The controversy centers on the arcane process by which taxpayers pick up the tab for "official" trips while the president's reelection campaign or the Democratic National Committee pays for "political" travel. When a presidential foray includes both kinds of events, the cost is divided according to a formula that presidents have declined to make public. It is common for the party that does not hold the White House to complain about this part of the incumbent's "bully pulpit." And it is common for the White House to label travel trips with heavy political overtones as "official." The RNC chief knocks Obama's just-completed trip to North Carolina, Colorado and Iowa to push Congress to keep interest rates on some popular student loans from soaring. "One might imagine that if this were genuinely a government event, he might have stopped in a non-battleground state like Texas or Vermont." A White House official quickly noted that Obama's schedule calls for a trip to Georgia on Friday.
Of an Obama trip to Florida two weeks ago, Priebus sniffs that "it was low on substance that would benefit the populace at large."

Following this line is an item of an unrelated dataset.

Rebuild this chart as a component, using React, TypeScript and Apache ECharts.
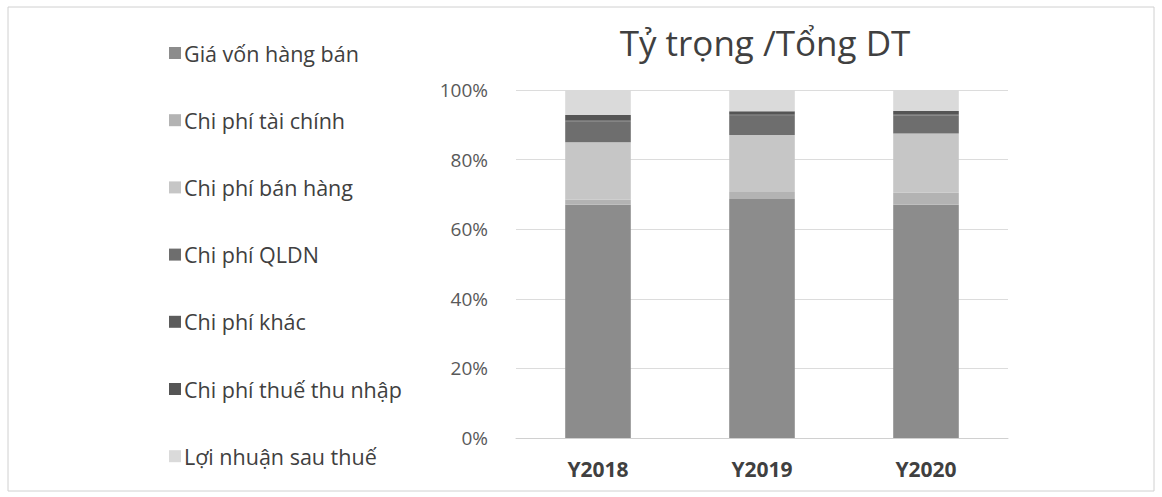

"Understandably, much of your time may be currently occupied investigating the lavish taxpayer-funded General Services Administration vacation," he quips, but taxpayers "are being cheated by their government."
The White House, which has repeatedly dismissed such complaints, did so again Wednesday.
"This week's travel has been part of the President's official responsibility to get outside of Washington, DC, hear from students, and discuss stopping interest rates on their loans from doubling in July — just like Friday's trip to Fort Stewart in Hinesville, Georgia to meet with troops, veterans, and military families is likewise part of the President's official responsibilities. When there is political travel, we follow all rules and regulations that all other administrations have followed," said spokesman Eric Schultz.